8. Lucy Snowe // Villette
Charlotte Brontë’s Villette protagonist had her chilly surname swapped for another one. “At first—I called her ‘Lucy Snowe (spelt with an ‘e’) which ‘Snowe’ I afterwards changed to ‘Frost,’” she wrote. “Subsequently—I rather regretted the name change and wished it ‘Snowe’ again. A cold name she must have.”
9. Artemis Fowl // The Fowl Adventures
Author Eoin Colfer once thought the title character of his Artemis Fowl books would go by the name Archimedes. As he told Newsweek:
“Artemis was originally Archimedes, because I wanted a classic Greek name that would have an air of intelligence and genius about it.
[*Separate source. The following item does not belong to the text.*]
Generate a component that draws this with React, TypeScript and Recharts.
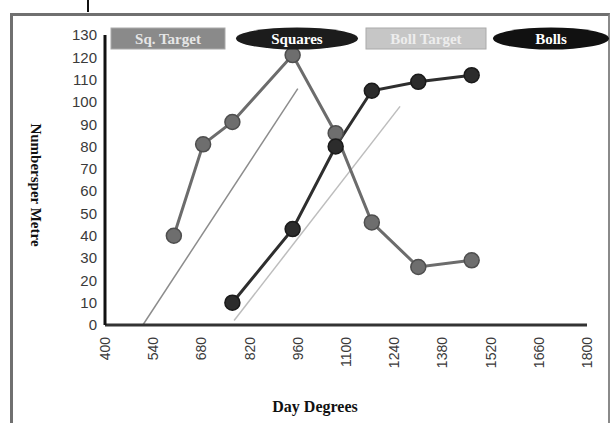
import { LineChart, Line, XAxis, YAxis } from 'recharts';

// day degrees at which counts were taken
const squareDays = [600, 685, 770, 945, 1070, 1175, 1310, 1465];
const squareCounts = [40, 81, 91, 121, 86, 46, 26, 29];
const bollDays = [770, 945, 1070, 1175, 1310, 1465];
const bollCounts = [10, 43, 80, 105, 109, 112];
const sqTargetDays = [510, 960];
const sqTargetCounts = [0, 106];
const bollTargetDays = [775, 1257];
const bollTargetCounts = [2, 98];

const xTicks = [400, 540, 680, 820, 960, 1100, 1240, 1380, 1520, 1660, 1800];
const yTicks = [0, 10, 20, 30, 40, 50, 60, 70, 80, 90, 100, 110, 120, 130];

const legendItems = [
  { name: 'Sq. Target', shape: 'rect', fill: '#8a8a8a', text: '#e6e6e6', x: 111, w: 114 },
  { name: 'Squares', shape: 'ellipse', fill: '#1c1c1c', text: '#ffffff', x: 236, w: 122 },
  { name: 'Boll Target', shape: 'rect', fill: '#c6c6c6', text: '#ededed', x: 366, w: 120 },
  { name: 'Bolls', shape: 'ellipse', fill: '#111111', text: '#ffffff', x: 493, w: 116 },
];

const zip = (xs: number[], ys: number[]) => xs.map((x, i) => ({ x, y: ys[i] }));

const squares = zip(squareDays, squareCounts);
const bolls = zip(bollDays, bollCounts);
const sqTarget = zip(sqTargetDays, sqTargetCounts);
const bollTarget = zip(bollTargetDays, bollTargetCounts);

const serif = '"Liberation Serif", "DejaVu Serif", serif';
const sans = '"Liberation Sans", Arial, sans-serif';

const XTick = ({ x, y, payload }: any) => (
  <text
    transform={`translate(${x}, ${y + 4}) rotate(-90)`}
    textAnchor="end"
    dominantBaseline="central"
    fontFamily={sans}
    fontSize={14}
    fill="#3a3a3a"
  >
    {payload.value}
  </text>
);

export default function App() {
  return (
    <div style={{ position: 'absolute', left: 0, top: 0, width: 610, height: 423, background: '#fff', overflow: 'hidden' }}>
      {/* frame */}
      <div style={{ position: 'absolute', left: 10, top: 13, width: 595, height: 420, borderLeft: '3px solid #707070', borderTop: '3px solid #707070', borderRight: '2px solid #8a8a8a' }} />
      <div style={{ position: 'absolute', left: 87, top: 0, width: 2, height: 12, background: '#111' }} />

      <div style={{ position: 'absolute', left: 0, top: 0 }}>
        <LineChart width={610} height={423} margin={{ top: 35, right: 23, left: 45, bottom: 58 }}>
          <XAxis
            type="number"
            dataKey="x"
            domain={[400, 1800]}
            ticks={xTicks}
            tickLine={false}
            height={40}
            axisLine={{ stroke: '#333', strokeWidth: 3 }}
            tick={<XTick />}
            interval={0}
          />
          <YAxis
            type="number"
            dataKey="y"
            domain={[0, 130]}
            ticks={yTicks}
            width={60}
            tickLine={false}
            interval={0}
            axisLine={{ stroke: '#111', strokeWidth: 3 }}
            tick={{ fontFamily: sans, fontSize: 15, fill: '#3a3a3a' }}
          />
          <Line data={sqTarget} dataKey="y" type="linear" stroke="#8c8c8c" strokeWidth={1.5} dot={false} isAnimationActive={false} />
          <Line data={bollTarget} dataKey="y" type="linear" stroke="#bdbdbd" strokeWidth={1.5} dot={false} isAnimationActive={false} />
          <Line
            data={squares}
            dataKey="y"
            type="linear"
            stroke="#6c6c6c"
            strokeWidth={3}
            dot={{ r: 7.5, fill: '#6e6e6e', stroke: '#4e4e4e', strokeWidth: 1.5 }}
            isAnimationActive={false}
          />
          <Line
            data={bolls}
            dataKey="y"
            type="linear"
            stroke="#2e2e2e"
            strokeWidth={3}
            dot={{ r: 7.5, fill: '#2c2c2c', stroke: '#1a1a1a', strokeWidth: 1.5 }}
            isAnimationActive={false}
          />
        </LineChart>
      </div>

      {/* legend */}
      <svg style={{ position: 'absolute', left: 0, top: 0 }} width={610} height={60}>
        {legendItems.map((it) => (
          <g key={it.name}>
            {it.shape === 'rect' ? (
              <rect x={it.x} y={28} width={it.w} height={21} fill={it.fill} stroke="#aaa" strokeWidth={1} />
            ) : (
              <ellipse cx={it.x + it.w / 2} cy={38.5} rx={it.w / 2} ry={11} fill={it.fill} />
            )}
            <text
              x={it.x + it.w / 2}
              y={39}
              textAnchor="middle"
              dominantBaseline="central"
              fontFamily={serif}
              fontWeight="bold"
              fontSize={15}
              fill={it.text}
            >
              {it.name}
            </text>
          </g>
        ))}
      </svg>

      <div
        style={{
          position: 'absolute',
          left: 35,
          top: 185,
          transform: 'translate(-50%, -50%) rotate(90deg)',
          fontFamily: serif,
          fontWeight: 'bold',
          fontSize: 15,
          color: '#111',
          whiteSpace: 'nowrap',
        }}
      >
        Numbersper Metre
      </div>
      <div
        style={{
          position: 'absolute',
          left: 315,
          top: 407,
          transform: 'translate(-50%, -50%)',
          fontFamily: serif,
          fontWeight: 'bold',
          fontSize: 16,
          color: '#111',
          whiteSpace: 'nowrap',
        }}
      >
        Day Degrees
      </div>
    </div>
  );
}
But I thought people would think it's a book about Archimedes. Artemis was the goddess of hunting. But the name was sometimes, very seldom, given to boys as kind of an honorific if their fathers were great hunters. Fowl was because there's an Irish name Fowler, and fowl sounds like foul. Because he's nasty, or he was in the beginning. It's the nasty hunter basically.”
10. Scarlett O’Hara // Gone With the Wind
Scarlett O’Hara was almost named Pansy. In fact, the iconic character didn’t receive her iconic name until just before the story went to print.
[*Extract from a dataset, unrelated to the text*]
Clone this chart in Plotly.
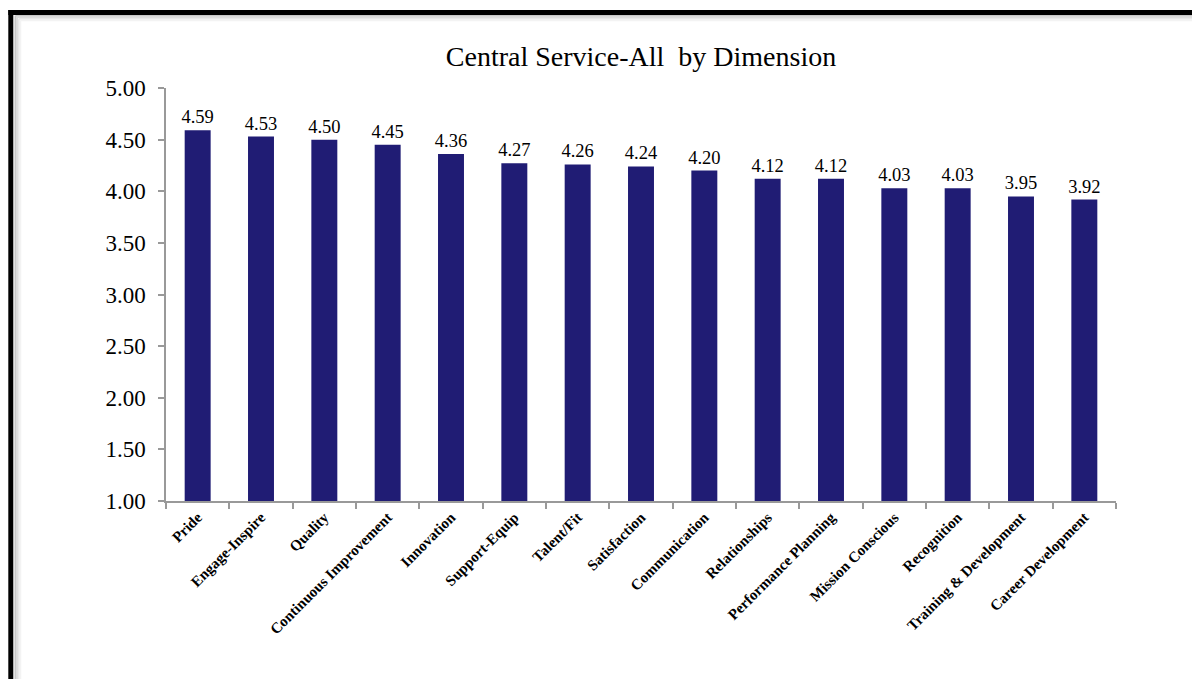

11. Holly Golightly // Breakfast at Tiffany’s
In early drafts of Breakfast at Tiffany’s, Holly Golightly was named Connie Gustafson. Author Truman Capote made the change by crossing out Connie on the final typescript pages of the novel and writing “Holly” instead.
12. Dracula // Dracula
According to Bram Stoker's Notes for Dracula, Stoker had been calling his vampire “‘Count,’ ‘Count’ followed by a blank space, a line or ‘Wampyr’ before he found the name ‘Dracula.’” When he did find the name, he wrote “Count Dracula” in the upper left corner of his notes and underlined it, with “Dracula” scribbled again on each side. The authors of Notes for Dracula posit that he may have been “savoring the sound of this word as a possible name for his anti-hero.” He likely discovered the name in a public library while vacationing in Whitby with his wife and son in 1890.
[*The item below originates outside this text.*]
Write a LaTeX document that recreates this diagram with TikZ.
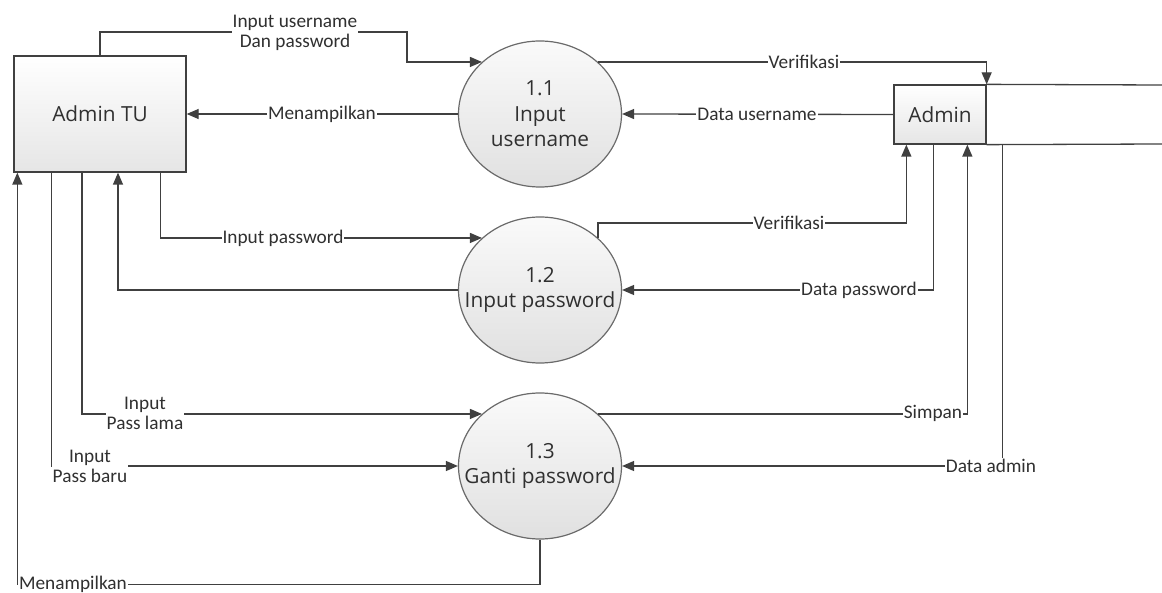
\documentclass[tikz,border=0pt]{standalone}
\usepackage{fontspec}
\setmainfont{Carlito}
\newfontfamily\nodefont{Open Sans}
\usetikzlibrary{arrows.meta,shapes.geometric,calc}
\definecolor{linec}{HTML}{404040}
\definecolor{txtc}{HTML}{303030}
\definecolor{ellc}{HTML}{6A6A6A}
\begin{document}
\begin{tikzpicture}[x=1pt,y=-1pt,
  flow/.style={draw=linec,line width=1.3pt,-{Triangle[length=12pt,width=10pt]}},
  plain/.style={draw=linec,line width=1.3pt},
  entity/.style={draw=linec,line width=1.3pt,top color=white,bottom color=black!10,
     text=txtc,font=\nodefont\fontsize{20.8}{24}\selectfont,inner sep=0pt},
  proc/.style={ellipse,draw=ellc,line width=1.2pt,top color=black!2,bottom color=black!12,
     minimum width=163pt,minimum height=146pt,inner sep=0pt},
  ptext/.style={align=center,inner sep=0pt,text=txtc,
     font=\nodefont\fontsize{20.8}{25.5}\selectfont},
  lbl/.style={fill=white,inner sep=1pt,align=center,text=txtc,
     font=\fontsize{19.3}{20}\selectfont}]
\useasboundingbox (0,0) rectangle (1162,593);

% entities
\node[entity,minimum width=172pt,minimum height=116pt] (tu) at (100,114) {Admin TU};
\node[entity,minimum width=92pt,minimum height=59pt] (admin) at (940,114.5) {Admin};
\coordinate (dsTop) at (1162,85);
\coordinate (dsBot) at (1162,144);
\draw[plain] (admin.north east) -- (dsTop);
\draw[plain] (admin.south east) -- (dsBot);

% processes
\node[proc] (p1) at (540,114) {};
\node[ptext] (t1) at (p1) {1.1\\Input\\username};
\node[proc] (p2) at (540,290) {};
\node[ptext] (t2) at (p2) {1.2\\Input password};
\node[proc] (p3) at (540,466) {};
\node[ptext] (t3) at (p3) {1.3\\Ganti password};

% flows
\draw[flow] (tu.north) |- (407,32) |- (p1.north west);
\draw[flow] (p1.north east) -| (admin.north east);
\draw[flow] (admin.west) -- (p1.east);
\draw[flow] (p1.west) -- (tu.east);
\draw[flow] ([xshift=-26pt]tu.south east) |- (p2.north west);
\draw[flow] (p2.west) -| ([xshift=18pt]tu.south);
\draw[flow] (p2.north east) -- ++(0,-15) -| ([xshift=13pt]admin.south west);
\draw[flow] ([xshift=40pt]admin.south west) |- (p2.east);
\draw[flow] ([xshift=-18pt]tu.south) |- (p3.north west);
\draw[flow] ([xshift=38pt]tu.south west) |- (p3.west);
\draw[flow] (p3.north east) -| ([xshift=74pt]admin.south west);
\draw[flow] ([xshift=16pt]admin.south east) |- (p3.east);
\draw[flow] (p3.south) -- ++(0,45) -| ([xshift=4pt]tu.south west);

% labels
\node[lbl] (l1) at (295,33) {Input username\\Dan password};
\node[lbl] (l2) at (322,114) {Menampilkan};
\node[lbl] (l3) at (804,62) {Verifikasi};
\node[lbl] (l4) at (757,114) {Data username};
\node[lbl] (l5) at (283,238) {Input password};
\node[lbl] (l6) at (789,223) {Verifikasi};
\node[lbl] (l7) at (859,290) {Data password};
\node[lbl] (l8) at (145,413) {Input\\Pass lama};
\node[lbl] (l9) at (90,466) {Input\\Pass baru};
\node[lbl] (l10) at (73,584) {Menampilkan};
\node[lbl] (l11) at (933,413) {Simpan};
\node[lbl] (l12) at (991,466) {Data admin};
\end{tikzpicture}
\end{document}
13. And 14. Sherlock Holmes and John Watson // A Study in Scarlet
Arthur Conan Doyle wrote an entire page of names for his famous detective, including Mr. Sharps, Mr. Ferrets, and Sherringford Holmes, before ultimately choosing Sherlock. Conan Doyle was familiar with Oliver Wendell Holmes; Sherlock, meanwhile, came from either bowler Frank Shacklock or Conan Doyle’s school pal, Patrick Sherlock.
Holmes wasn’t the only character to initially go by another name: Watson, Holmes’s assistant, was originally named Ormond Sacker. But Conan Doyle apparently decided he wanted a name that wasn’t quite so strange, and went with John H. Watson—potentially a nod to his neighbor in Southsea, Dr. James Watson—instead.
15. Nancy Drew // Nancy Drew Mystery Stories
It was Edward Stratemeyer, creator of the Hardy Boys, who came up with the idea of a book series about a teenaged girl detective in 1929. He sent a memo to Grosset & Dunlap, describing his “Stella Strong Stories,” describing his main character as “An up-to-date American girl at her best, bright, clever, resourceful and full of energy.” The heroine went by a number of names, including Diana Dare, Nell Cody, Nan Nelson, and Helen Hale, among others, before Nancy Drew finally won out.
16. Tiny Tim // A Christmas Carol
Before he decided on Tiny Tim as the name for the small, sickly boy in his classic novel A Christmas Carol, author Charles Dickens called the character Little Fred. A look at a manuscript notated by Dickens revealed he may have also at one point called the character Tiny Mick or Tiny Dick (the person who discovered the change couldn't read Dickens's handwriting).
A version of this story ran in 2012; it has been updated for 2021.